Took over new territory and was asked to meet with manager of highest volume location in the state who had opposed predecessor and determine if he should be terminated on the spot. Salvaged from termination and directed recalcitrant Radio Shack manager to #1 leader $/ticket nationwide, doubling national Avg.$/Ticket for location and growing sales 45% in year one.
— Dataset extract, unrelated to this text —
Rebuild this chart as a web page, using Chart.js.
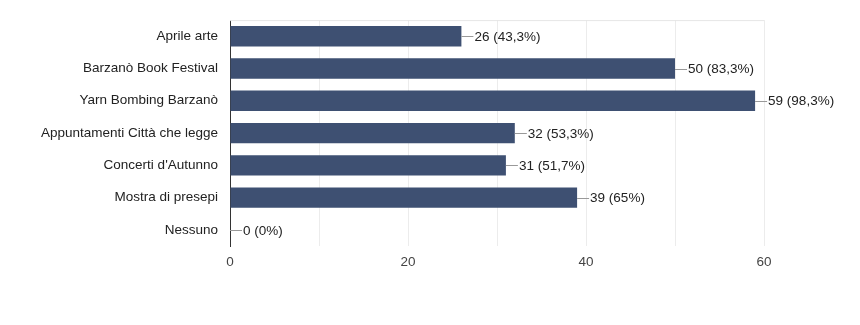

Assumed leadership of territory with outstanding results and people and was challenged to grow business. Drove well-producing territory to #4 of 200+, winning awards for >25% sales/15% profit growth and double digit growth in subsequent three years, maximizing sales with excess from other store inventories.

Sales Strategies

Two major competitors announced entry into DFW market. Video Update’s press release announced plans to open 60 DFW locations and a second competitor promised to open 100 stores. Beat out aggressive competition, exceeding 40% market penetration in Dallas for Blockbuster.

Problem Resolutions

Franchisees were stalling for time, demanding greater documentation and refusing to pay balances while delinquent A/R grew to $19M. Drove aggressive collection/resolution process for Blockbuster A/R, recouping $19M from Franchisees, creating on-time payment culture and losing only one small Franchisee in four years.

Took over territory with plans for rapid growth and development, but candidates were in short supply to fill new management positions while existing management staff needed to be upgraded. Hired new and upgraded existing staff in rapid-growth territory, reducing recruiting time by 30%, reducing recruiting costs $18K with highly qualified candidates and increasing revenue 35% in Y1.

New Franchisee acquired twelve locations and filed $7M lawsuit alleging that an accounting change in inventory over-inflated the price paid for stores and that overpayment should be multiplied by five times earnings. Franchisee stopped paying ongoing fees. Avoided litigation during deposition, preventing three suits at $42M and collecting $300K in past due fees.

Military families are often buried in revolving debt and have no idea of horrific interest and fees they are assessed. Led program saving $100M annually in fees/interest paid by military families while increasing net to lenders.

Acquisitions / Negotiations

Located and identified a potential acquisition in East Texas. Responsible for determining valuation of competitor inventory, and projecting future revenue, profit, market expansion, renovation costs, impact on existing locations, while negotiating clearance from a BB Franchisee operating several stores in the market and giving a go/no go to financial and legal teams. Located and negotiated new BB acquisition, saving $15K costs per unit, 15% in rent and $30K in product cost per location, gaining $1.6M in cash for location swap and growing revenue 21% in Y1, 10% in Y2 and 7% in Y3.